[Your objective] Identify the lines that contain the string "this", then copy each of them.
— start Supplied material —
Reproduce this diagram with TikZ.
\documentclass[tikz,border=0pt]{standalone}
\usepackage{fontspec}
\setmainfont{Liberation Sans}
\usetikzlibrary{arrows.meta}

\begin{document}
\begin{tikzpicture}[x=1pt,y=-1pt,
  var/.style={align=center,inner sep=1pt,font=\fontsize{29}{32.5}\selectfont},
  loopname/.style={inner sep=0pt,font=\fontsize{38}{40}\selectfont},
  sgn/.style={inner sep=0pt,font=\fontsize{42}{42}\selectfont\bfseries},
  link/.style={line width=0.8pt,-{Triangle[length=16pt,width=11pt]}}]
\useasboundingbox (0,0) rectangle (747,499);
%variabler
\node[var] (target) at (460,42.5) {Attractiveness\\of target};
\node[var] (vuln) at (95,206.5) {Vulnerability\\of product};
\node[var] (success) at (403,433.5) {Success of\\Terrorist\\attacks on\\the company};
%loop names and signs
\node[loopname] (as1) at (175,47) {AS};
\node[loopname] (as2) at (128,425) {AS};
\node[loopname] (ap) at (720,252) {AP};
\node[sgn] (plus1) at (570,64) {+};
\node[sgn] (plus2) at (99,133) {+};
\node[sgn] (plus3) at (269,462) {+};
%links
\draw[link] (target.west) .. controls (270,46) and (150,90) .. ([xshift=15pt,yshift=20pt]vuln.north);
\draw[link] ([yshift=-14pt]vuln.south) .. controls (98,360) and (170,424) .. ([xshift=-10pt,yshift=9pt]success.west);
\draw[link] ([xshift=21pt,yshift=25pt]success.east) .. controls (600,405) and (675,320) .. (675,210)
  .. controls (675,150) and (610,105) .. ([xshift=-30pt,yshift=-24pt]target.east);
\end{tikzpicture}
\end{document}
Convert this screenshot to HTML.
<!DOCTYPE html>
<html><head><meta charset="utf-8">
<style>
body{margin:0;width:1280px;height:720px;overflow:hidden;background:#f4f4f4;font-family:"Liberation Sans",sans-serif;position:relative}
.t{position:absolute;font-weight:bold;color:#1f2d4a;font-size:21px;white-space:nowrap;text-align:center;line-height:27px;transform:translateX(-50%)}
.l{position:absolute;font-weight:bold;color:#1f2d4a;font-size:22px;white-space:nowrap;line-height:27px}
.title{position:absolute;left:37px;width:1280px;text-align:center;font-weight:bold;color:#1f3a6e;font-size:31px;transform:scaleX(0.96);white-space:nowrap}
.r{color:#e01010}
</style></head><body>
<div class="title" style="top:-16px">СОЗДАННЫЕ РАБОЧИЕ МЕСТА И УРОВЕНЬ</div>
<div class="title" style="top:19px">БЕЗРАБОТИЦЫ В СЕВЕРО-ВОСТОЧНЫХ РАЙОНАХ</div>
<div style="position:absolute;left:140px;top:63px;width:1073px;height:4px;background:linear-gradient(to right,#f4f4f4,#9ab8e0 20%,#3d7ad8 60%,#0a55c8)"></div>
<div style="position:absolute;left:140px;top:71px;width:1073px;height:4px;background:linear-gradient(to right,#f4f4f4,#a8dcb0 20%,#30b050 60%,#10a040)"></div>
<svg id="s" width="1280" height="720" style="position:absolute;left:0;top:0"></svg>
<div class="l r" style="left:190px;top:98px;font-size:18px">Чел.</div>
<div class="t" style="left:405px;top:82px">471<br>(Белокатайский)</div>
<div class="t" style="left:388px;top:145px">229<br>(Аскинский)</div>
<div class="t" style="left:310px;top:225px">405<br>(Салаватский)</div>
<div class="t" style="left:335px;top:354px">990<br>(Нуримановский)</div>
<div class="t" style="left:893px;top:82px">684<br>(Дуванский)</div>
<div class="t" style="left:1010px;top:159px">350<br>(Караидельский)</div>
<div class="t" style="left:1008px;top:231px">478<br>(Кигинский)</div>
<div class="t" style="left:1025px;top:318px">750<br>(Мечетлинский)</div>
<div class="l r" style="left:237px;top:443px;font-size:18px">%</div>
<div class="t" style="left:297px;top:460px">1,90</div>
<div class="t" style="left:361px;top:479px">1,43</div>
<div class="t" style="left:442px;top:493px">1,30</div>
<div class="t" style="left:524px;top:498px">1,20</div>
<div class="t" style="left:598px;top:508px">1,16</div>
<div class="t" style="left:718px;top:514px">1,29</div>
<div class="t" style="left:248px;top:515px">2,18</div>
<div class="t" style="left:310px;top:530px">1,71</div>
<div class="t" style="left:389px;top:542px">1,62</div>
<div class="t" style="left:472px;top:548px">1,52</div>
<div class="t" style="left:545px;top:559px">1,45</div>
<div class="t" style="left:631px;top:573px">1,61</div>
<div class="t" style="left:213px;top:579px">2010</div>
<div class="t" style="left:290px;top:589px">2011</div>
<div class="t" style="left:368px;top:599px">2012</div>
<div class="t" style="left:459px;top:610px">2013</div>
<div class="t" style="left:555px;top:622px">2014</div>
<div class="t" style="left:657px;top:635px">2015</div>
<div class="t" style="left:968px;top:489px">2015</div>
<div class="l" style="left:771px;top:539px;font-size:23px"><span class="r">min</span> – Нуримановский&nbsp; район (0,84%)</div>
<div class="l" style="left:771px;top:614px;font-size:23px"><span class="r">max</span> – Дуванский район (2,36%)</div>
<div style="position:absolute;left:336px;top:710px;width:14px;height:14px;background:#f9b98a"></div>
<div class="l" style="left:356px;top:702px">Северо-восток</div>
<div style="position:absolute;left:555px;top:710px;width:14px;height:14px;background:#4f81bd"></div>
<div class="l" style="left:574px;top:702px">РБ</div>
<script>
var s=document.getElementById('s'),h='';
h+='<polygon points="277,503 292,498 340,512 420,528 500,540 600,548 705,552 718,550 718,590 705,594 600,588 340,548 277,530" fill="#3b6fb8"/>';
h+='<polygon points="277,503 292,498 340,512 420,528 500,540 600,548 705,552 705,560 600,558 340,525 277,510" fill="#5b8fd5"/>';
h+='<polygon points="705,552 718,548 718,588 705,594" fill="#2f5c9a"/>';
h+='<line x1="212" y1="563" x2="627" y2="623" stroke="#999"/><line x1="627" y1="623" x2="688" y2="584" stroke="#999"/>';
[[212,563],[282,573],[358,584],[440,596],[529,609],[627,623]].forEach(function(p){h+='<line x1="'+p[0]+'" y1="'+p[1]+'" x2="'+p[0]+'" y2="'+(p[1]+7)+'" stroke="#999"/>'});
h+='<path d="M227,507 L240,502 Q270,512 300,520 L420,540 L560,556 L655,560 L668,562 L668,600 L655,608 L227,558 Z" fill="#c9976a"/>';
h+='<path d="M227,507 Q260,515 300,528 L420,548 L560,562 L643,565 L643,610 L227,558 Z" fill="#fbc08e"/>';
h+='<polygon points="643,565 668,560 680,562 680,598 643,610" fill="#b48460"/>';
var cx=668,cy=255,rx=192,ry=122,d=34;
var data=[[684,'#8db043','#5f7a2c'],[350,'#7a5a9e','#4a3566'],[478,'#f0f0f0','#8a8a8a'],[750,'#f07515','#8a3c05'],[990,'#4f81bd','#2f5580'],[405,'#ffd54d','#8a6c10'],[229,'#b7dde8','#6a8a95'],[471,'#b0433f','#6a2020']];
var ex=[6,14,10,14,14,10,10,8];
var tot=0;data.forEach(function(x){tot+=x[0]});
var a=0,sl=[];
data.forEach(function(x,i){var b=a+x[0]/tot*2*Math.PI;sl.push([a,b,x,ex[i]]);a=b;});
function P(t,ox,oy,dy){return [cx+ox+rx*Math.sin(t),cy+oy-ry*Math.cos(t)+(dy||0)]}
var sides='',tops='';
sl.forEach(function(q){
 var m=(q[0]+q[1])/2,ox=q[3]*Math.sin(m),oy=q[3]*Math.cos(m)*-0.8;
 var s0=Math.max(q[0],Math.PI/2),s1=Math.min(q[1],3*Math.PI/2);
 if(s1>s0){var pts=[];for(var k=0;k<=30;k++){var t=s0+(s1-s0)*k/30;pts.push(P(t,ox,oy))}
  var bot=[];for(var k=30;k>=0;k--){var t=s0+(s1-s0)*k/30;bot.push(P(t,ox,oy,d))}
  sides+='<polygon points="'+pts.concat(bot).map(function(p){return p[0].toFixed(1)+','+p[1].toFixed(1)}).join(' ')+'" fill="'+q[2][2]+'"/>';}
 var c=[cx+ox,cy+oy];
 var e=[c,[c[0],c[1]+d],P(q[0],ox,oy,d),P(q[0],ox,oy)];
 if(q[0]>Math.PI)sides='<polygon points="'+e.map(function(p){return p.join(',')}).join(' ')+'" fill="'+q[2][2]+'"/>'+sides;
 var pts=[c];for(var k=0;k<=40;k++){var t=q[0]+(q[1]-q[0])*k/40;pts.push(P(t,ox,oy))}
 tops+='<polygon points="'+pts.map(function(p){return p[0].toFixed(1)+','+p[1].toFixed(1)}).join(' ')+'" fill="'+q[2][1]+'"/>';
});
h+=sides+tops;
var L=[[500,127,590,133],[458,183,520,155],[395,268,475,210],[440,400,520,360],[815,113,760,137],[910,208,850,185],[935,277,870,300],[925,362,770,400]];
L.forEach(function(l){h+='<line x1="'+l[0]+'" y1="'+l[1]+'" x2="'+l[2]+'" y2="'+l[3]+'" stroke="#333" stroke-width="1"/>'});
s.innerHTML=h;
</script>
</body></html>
— end Supplied material —
[Solved problem]
Reproduce this diagram with TikZ.
Convert this screenshot to HTML.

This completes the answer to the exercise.